Flexibility markets should factor in carbon impacts, rather than just prioritising delivery at the lowest cost, an industry expert has urged.
Jeff Hardy, a senior research fellow at the Grantham Institute for Climate Change and the Environment at Imperial College London, also called for greater integration between markets at the local and national level to enable providers to “stack up” deals.
Hardy was responding to Ofgem’s proposals in January to fully separate the Electricity System Operator from National Grid and create an Independent System Operator (ISO) to help lead the way to net zero emissions. He made the comments for a new Utility Week report examining the potential roles and responsibilities of the ISO.
“Markets are trying to optimise delivering at lowest price, but clearly, at the moment, we need markets that also have a carbon element,” said Hardy. “BEIS has done some work that shows that most flexibility markets from national down to local, are quite carbon intensive.
“Sometimes up to 99 per cent of the technology is carbon intensive, like diesel generators, so that’s a problem.”

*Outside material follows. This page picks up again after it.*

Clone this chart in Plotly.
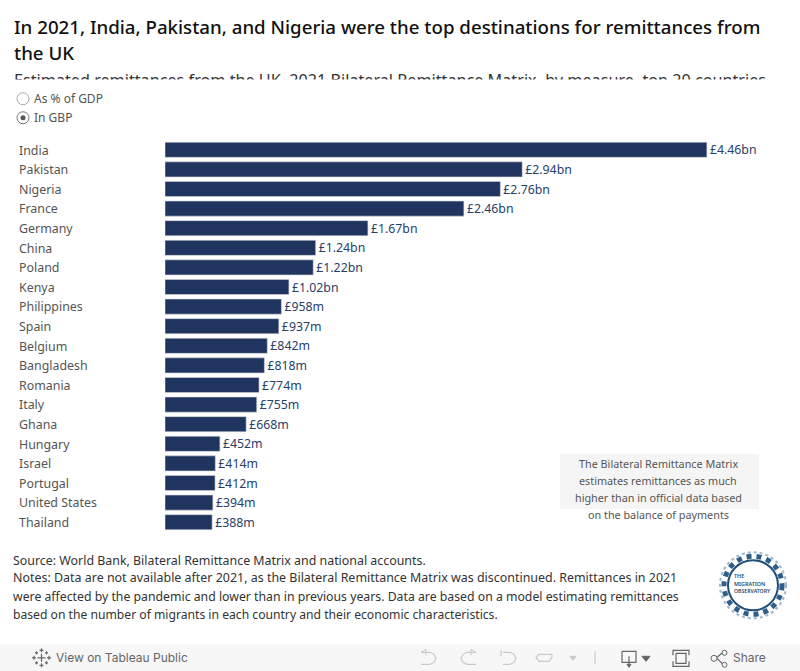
import plotly.graph_objects as go

W, H = 800, 671
countries = ["India","Pakistan","Nigeria","France","Germany","China","Poland","Kenya","Philippines","Spain",
             "Belgium","Bangladesh","Romania","Italy","Ghana","Hungary","Israel","Portugal","United States","Thailand"]
values_m = [4460,2940,2760,2460,1670,1240,1220,1020,958,937,842,818,774,755,668,452,414,412,394,388]
value_labels = ["£4.46bn","£2.94bn","£2.76bn","£2.46bn","£1.67bn","£1.24bn","£1.22bn","£1.02bn","£958m","£937m",
                "£842m","£818m","£774m","£755m","£668m","£452m","£414m","£412m","£394m","£388m"]
title_lines = ["In 2021, India, Pakistan, and Nigeria were the top destinations for remittances from", "the UK"]
subtitle = "Estimated remittances from the UK, 2021 Bilateral Remittance Matrix, by measure, top 20 countries"
note_lines = ["Source: World Bank, Bilateral Remittance Matrix and national accounts.",
              "Notes: Data are not available after 2021, as the Bilateral Remittance Matrix was discontinued. Remittances in 2021",
              "were affected by the pandemic and lower than in previous years. Data are based on a model estimating remittances",
              "based on the number of migrants in each country and their economic characteristics."]
box_lines = ["The Bilateral Remittance Matrix","estimates remittances as much","higher than in official data based","on the balance of payments"]

L, R, T, B = 165, 800, 140.2, 531.8
FONT = "Noto Sans"
NAVY = "#1f3560"
GREY = "#555555"

def px(x): return (x - L) / (R - L)
def py(y): return (B - y) / (B - T)

anns, shapes = [], []
def text(x, y, s, size=12, color=GREY, anchor="left", family=FONT, weight="normal"):
    anns.append(dict(x=px(x), y=py(y), xref="paper", yref="paper", text=s, showarrow=False, xanchor=anchor,
                     yanchor="middle", align=anchor, font=dict(size=size, color=color, family=family, weight=weight),
                     borderpad=0))
def rect(x0, y0, x1, y1, fill, line=None, width=1, kind="rect", layer="below", dash=None):
    shapes.append(dict(type=kind, xref="paper", yref="paper", x0=px(x0), x1=px(x1), y0=py(y0), y1=py(y1),
                       fillcolor=fill, line=dict(color=line or "rgba(0,0,0,0)", width=width if line else 0, dash=dash),
                       layer=layer))
def path(points, color="#666666", width=1.2, closed=False):
    d = "M" + " L".join(f"{px(a):.5f},{py(b):.5f}" for a, b in points) + (" Z" if closed else "")
    shapes.append(dict(type="path", xref="paper", yref="paper", path=d, line=dict(color=color, width=width),
                       fillcolor=color if closed else "rgba(0,0,0,0)", layer="above"))

# headings
text(12.5, 27, title_lines[0], 18.7, "#111111", weight=500)
text(12.5, 53, title_lines[1], 18.7, "#111111", weight=500)
text(12.5, 80, subtitle, 16.2, "#333333")
# mask that clips the subtitle, as in the source view
anns.append(dict(x=px(0), y=py(85.5), xref="paper", yref="paper", text=" ", showarrow=False, xanchor="left",
                 yanchor="middle", width=800, height=11, bgcolor="white", borderpad=0, font=dict(size=4)))

# radio control
rect(17, 93, 29, 105, "white", "#aaaaaa", kind="circle")
rect(17, 112, 29, 124, "white", "#777777", kind="circle")
rect(20.5, 115.5, 25.5, 120.5, "#555555", kind="circle")
text(33, 98.5, "As % of GDP", 12)
text(33, 118, "In GBP", 12)

# category labels
step = (B - T) / len(countries)
for i, c in enumerate(countries):
    text(17.5, T + step * (i + .5) + .2, c, 12.4)

# note box
rect(560, 454, 759, 509, "#f5f5f5")
for yy, s in zip([463, 480, 497, 514], box_lines):
    text(658, yy, s, 10.8, GREY, "center")

# notes
for yy, s, sz in zip([560, 577.5, 596, 614], note_lines, [12.4, 12.45, 12.27, 12.15]):
    text(11.5, yy, s, sz, "#333333")

# logo
rect(720, 552, 786, 618, "rgba(0,0,0,0)", "#9db6cc", 2, "circle", dash="dot")
rect(724, 556, 782, 614, "rgba(0,0,0,0)", "#2f5f88", 5, "circle", dash="dot")
rect(728, 560, 778, 610, "rgba(0,0,0,0)", "#1f4f78", 2, "circle")
text(733, 576, "THE", 5.4, "#2a4a68", weight=600)
text(733, 583.5, "MIGRATION", 5.4, "#2a4a68", weight=600)
text(733, 591, "OBSERVATORY", 5.2, "#2a4a68", weight=600)

# footer bar
rect(0, 644, 800, 671, "#f7f7f7")
text(55, 657.5, "View on Tableau Public", 12, "#666666", family="Inter")
text(732, 657.5, "Share", 12, "#666666", family="Inter")
# Tableau mark
for cx, cy, r in [(41.5, 657.5, 4), (41.5, 650, 2), (41.5, 665, 2), (34, 657.5, 2), (49, 657.5, 2),
                  (36.5, 652.5, 1.5), (46.5, 652.5, 1.5), (36.5, 662.5, 1.5), (46.5, 662.5, 1.5)]:
    path([(cx - r, cy), (cx + r, cy)], "#666666", 1.2)
    path([(cx, cy - r), (cx, cy + r)], "#666666", 1.2)
LIGHT = "#c9c9c9"
# undo
path([(421, 652), (426, 649), (426, 655)], LIGHT, 1)
path([(421, 652), (430, 652), (434, 654), (436, 658), (434, 662), (430, 664), (421, 664)], LIGHT)
# redo
path([(476, 652), (471, 649), (471, 655)], LIGHT, 1)
path([(476, 652), (467, 652), (463, 654), (461, 658), (463, 662), (467, 664), (476, 664)], LIGHT)
# revert
path([(501, 650), (501, 656)], LIGHT)
path([(503, 652), (510, 652), (514, 654), (516, 658), (514, 662), (510, 664), (503, 664)], LIGHT)
# forward
path([(552, 654), (539, 654), (536, 657), (539, 661), (549, 661), (552, 657), (552, 654)], LIGHT)
path([(570, 656), (573, 660), (576, 656)], LIGHT, 1, True)
path([(595, 651), (595, 664)], LIGHT)
# download
path([(622, 651), (636, 651), (636, 662), (622, 662), (622, 651)], "#666666")
path([(629, 656), (629, 666)], "#666666")
path([(627, 664), (629, 667), (631, 664)], "#666666", 1, True)
path([(642, 656), (646, 661), (650, 656)], "#666666", 1, True)
# fullscreen
path([(673, 655), (673, 650), (689, 650), (689, 655)], "#666666")
path([(673, 661), (673, 666), (689, 666), (689, 661)], "#666666")
path([(676, 653), (686, 653), (686, 663), (676, 663), (676, 653)], "#666666")
# share
path([(717, 657), (723, 652)], "#666666")
path([(717, 658), (723, 664)], "#666666")
rect(711, 655, 717, 661, "#f7f7f7", "#666666", 1, "circle", "above")
rect(722, 650, 727, 655, "#f7f7f7", "#666666", 1, "circle", "above")
rect(722, 662, 727, 667, "#f7f7f7", "#666666", 1, "circle", "above")

fig = go.Figure(go.Bar(
    x=values_m, y=countries, orientation="h", width=0.77,
    marker=dict(color=NAVY, line=dict(color="#d4d4d4", width=0.6)),
    text=value_labels, textposition="outside", cliponaxis=False, constraintext="none",
    textfont=dict(size=12.3, color="#27406b", family=FONT), hoverinfo="skip",
))
fig.update_layout(
    width=W, height=H, autosize=False, showlegend=False, plot_bgcolor="white", paper_bgcolor="white",
    margin=dict(l=L, r=W - R, t=T, b=H - B, pad=0),
    xaxis=dict(range=[0, (R - L) / 0.1215], visible=False, fixedrange=True),
    yaxis=dict(autorange="reversed", visible=False, fixedrange=True, categoryorder="array", categoryarray=countries),
    annotations=anns, shapes=shapes,
)
fig.write_html("out.html", config={"displayModeBar": False},
               post_script="document.body.style.margin='0';document.body.style.overflow='hidden';")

Hardy said “baking in” carbon intensity to market and regulatory structures will be a key task in coming years: “There is a big job for the ISO, probably together with the DSOs [distribution system operators] and with Ofgem, and across all of the markets – from wholesale capacity, balancing and ancillary service markets at the national level, and the markets that might be created locally, like flexibility markets, like local energy markets, like peer-to-peer trading.
He said other objectives may also need to be considered too: “Ofgem talks about a lot about decarbonisation at lowest cost, but is that the only objective? It might be about levelling up, or pandemic recovery or lots of other things. Markets are great at optimising, so what are you optimising against? What parameters are you putting in?”

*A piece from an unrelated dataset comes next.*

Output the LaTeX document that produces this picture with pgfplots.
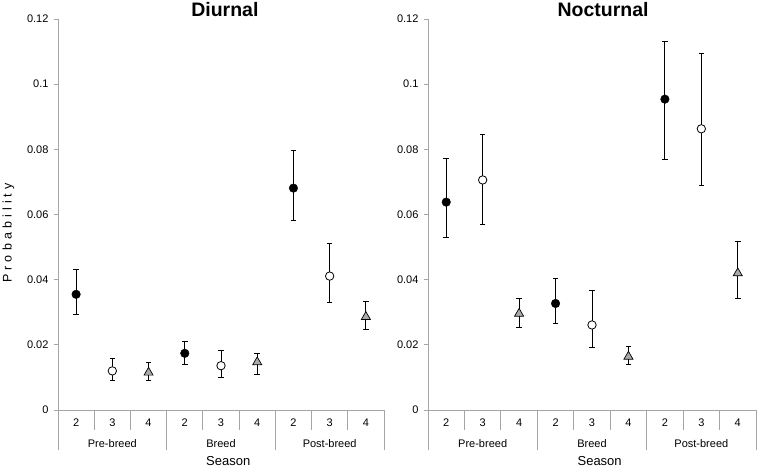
\documentclass[border=0pt]{standalone}
\usepackage{fontspec}
\setmainfont{Liberation Sans}
\usepackage{pgfplots}
\pgfplotsset{compat=1.18}
\definecolor{axgray}{RGB}{165,165,165}
\definecolor{trigray}{RGB}{170,170,170}
\pgfplotsset{
  /pgfplots/error bars/error mark=-,
  /pgfplots/error bars/error mark options={rotate=90, mark size=2.8pt, draw=black, line width=0.8pt},
  /pgfplots/error bars/error bar style={draw=black, line width=0.8pt},
  panel/.style={
    scale only axis, height=391pt,
    xmin=0, xmax=9, ymin=0, ymax=0.12,
    axis lines*=left,
    axis line style={draw=axgray, line width=0.8pt},
    xtick=\empty,
    ytick={0,0.02,0.04,0.06,0.08,0.1,0.12},
    scaled y ticks=false,
    tick align=outside, major tick length=4pt,
    every tick/.style={draw=axgray, line width=0.8pt},
    yticklabel style={font=\fontsize{11}{13}\selectfont, xshift=-2pt,
      /pgf/number format/fixed, /pgf/number format/precision=2,
      /pgf/number format/assume math mode=true},
    clip=false,
    title style={font=\bfseries\fontsize{19.5}{22}\selectfont, anchor=base, yshift=-4pt},
  },
  filled/.style={mark=*, mark size=4.3pt, mark options={fill=black, draw=black}},
  open/.style={mark=*, mark size=4.2pt, mark options={fill=white, draw=black, line width=0.8pt}},
  tri/.style={mark=triangle*, mark size=5.2pt, mark options={fill=trigray, draw=black, line width=0.7pt}},
}
\newcommand{\xlabels}[1]{%
  \draw[axgray, line width=0.8pt] (axis cs:1,0) -- ++(0,-20pt);
  \draw[axgray, line width=0.8pt] (axis cs:2,0) -- ++(0,-20pt);
  \draw[axgray, line width=0.8pt] (axis cs:4,0) -- ++(0,-20pt);
  \draw[axgray, line width=0.8pt] (axis cs:5,0) -- ++(0,-20pt);
  \draw[axgray, line width=0.8pt] (axis cs:7,0) -- ++(0,-20pt);
  \draw[axgray, line width=0.8pt] (axis cs:8,0) -- ++(0,-20pt);
  \draw[axgray, line width=0.8pt] (axis cs:0,0) -- ++(0,-40pt);
  \draw[axgray, line width=0.8pt] (axis cs:3,0) -- ++(0,-40pt);
  \draw[axgray, line width=0.8pt] (axis cs:6,0) -- ++(0,-40pt);
  \draw[axgray, line width=0.8pt] (axis cs:9,0) -- ++(0,-40pt);
  \node[anchor=base, yshift=-16.7pt, font=\fontsize{11}{13}\selectfont] at (axis cs:0.5,0) {2};
  \node[anchor=base, yshift=-16.7pt, font=\fontsize{11}{13}\selectfont] at (axis cs:1.5,0) {3};
  \node[anchor=base, yshift=-16.7pt, font=\fontsize{11}{13}\selectfont] at (axis cs:2.5,0) {4};
  \node[anchor=base, yshift=-16.7pt, font=\fontsize{11}{13}\selectfont] at (axis cs:3.5,0) {2};
  \node[anchor=base, yshift=-16.7pt, font=\fontsize{11}{13}\selectfont] at (axis cs:4.5,0) {3};
  \node[anchor=base, yshift=-16.7pt, font=\fontsize{11}{13}\selectfont] at (axis cs:5.5,0) {4};
  \node[anchor=base, yshift=-16.7pt, font=\fontsize{11}{13}\selectfont] at (axis cs:6.5,0) {2};
  \node[anchor=base, yshift=-16.7pt, font=\fontsize{11}{13}\selectfont] at (axis cs:7.5,0) {3};
  \node[anchor=base, yshift=-16.7pt, font=\fontsize{11}{13}\selectfont] at (axis cs:8.5,0) {4};
  \node[anchor=base, yshift=-37pt, font=\fontsize{11}{13}\selectfont] at (axis cs:1.5,0) {Pre-breed};
  \node[anchor=base, yshift=-37pt, font=\fontsize{11}{13}\selectfont] at (axis cs:4.5,0) {Breed};
  \node[anchor=base, yshift=-37pt, font=\fontsize{11}{13}\selectfont] at (axis cs:7.5,0) {Post-breed};
  \node[anchor=base, yshift=-55pt, font=\fontsize{13}{15}\selectfont] at (axis cs:#1,0) {Season};
}
\begin{document}
\begin{tikzpicture}
% ---------------- Diurnal ----------------
\begin{axis}[panel, width=326pt, at={(58pt,59pt)}, anchor=south west,
  title={Diurnal}, title style={at={(axis description cs:0.512,1)}}]
\addplot[filled, only marks, error bars/.cd, y dir=both, y explicit] table[x=x, y=y, y error plus=ep, y error minus=em, row sep=\\]{
x y ep em \\
0.5 0.0355 0.0077 0.0061 \\
3.5 0.0174 0.0037 0.0033 \\
6.5 0.0681 0.0115 0.0098 \\
};
\addplot[open, only marks, error bars/.cd, y dir=both, y explicit] table[x=x, y=y, y error plus=ep, y error minus=em, row sep=\\]{
x y ep em \\
1.5 0.0120 0.0039 0.0028 \\
4.5 0.0136 0.0046 0.0036 \\
7.5 0.0411 0.0101 0.0080 \\
};
\addplot[tri, only marks, error bars/.cd, y dir=both, y explicit] table[x=x, y=y, y error plus=ep, y error minus=em, row sep=\\]{
x y ep em \\
2.5 0.0115 0.0030 0.0023 \\
5.5 0.0147 0.0026 0.0037 \\
8.5 0.0286 0.0046 0.0038 \\
};
\xlabels{4.7}
\end{axis}
% ---------------- Nocturnal ----------------
\begin{axis}[panel, width=328pt, at={(428pt,59pt)}, anchor=south west,
  title={Nocturnal}, title style={at={(axis description cs:0.534,1)}}]
\addplot[filled, only marks, error bars/.cd, y dir=both, y explicit] table[x=x, y=y, y error plus=ep, y error minus=em, row sep=\\]{
x y ep em \\
0.5 0.0638 0.0134 0.0109 \\
3.5 0.0327 0.0076 0.0062 \\
6.5 0.0954 0.0177 0.0184 \\
};
\addplot[open, only marks, error bars/.cd, y dir=both, y explicit] table[x=x, y=y, y error plus=ep, y error minus=em, row sep=\\]{
x y ep em \\
1.5 0.0706 0.0141 0.0135 \\
4.5 0.0261 0.0107 0.0070 \\
7.5 0.0863 0.0232 0.0173 \\
};
\addplot[tri, only marks, error bars/.cd, y dir=both, y explicit] table[x=x, y=y, y error plus=ep, y error minus=em, row sep=\\]{
x y ep em \\
2.5 0.0296 0.0046 0.0042 \\
5.5 0.0164 0.0030 0.0023 \\
8.5 0.0420 0.0096 0.0078 \\
};
\xlabels{4.71}
\end{axis}
\node[rotate=90, font=\fontsize{12.5}{15}\selectfont\addfontfeature{LetterSpace=33}] at (8.5pt,236pt) {Probability};
\pgfresetboundingbox
\useasboundingbox (0,0) rectangle (760pt,469pt);
\end{tikzpicture}
\end{document}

Hardy also called for greater integration of flexibility at the national and local levels as well as peer-to-peer energy trading, saying the current lack of alignment makes it harder for providers to “stack up” deals and exploit the full value of their assets.

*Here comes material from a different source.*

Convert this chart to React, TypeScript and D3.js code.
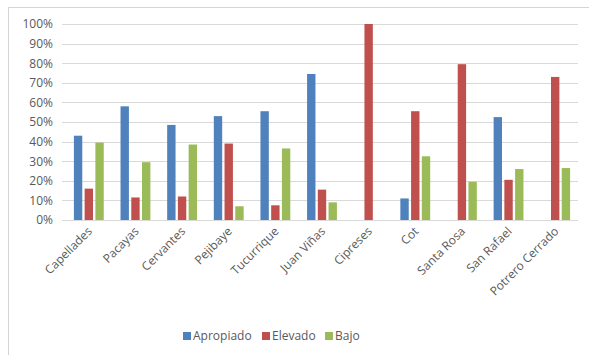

“Sorting out the relationship between regional distribution and system operation and national system operation will be critical,” he explained. “We could get ourselves in a terrible mess, if we have one set of rules on certain markets locally, one set for other markets nationally, and zero transparency between the actions taken locally and nationally.”
He said the ISO could help resolve the issue by ensuring consistency between technical standards, contracts terms, pricing and duration.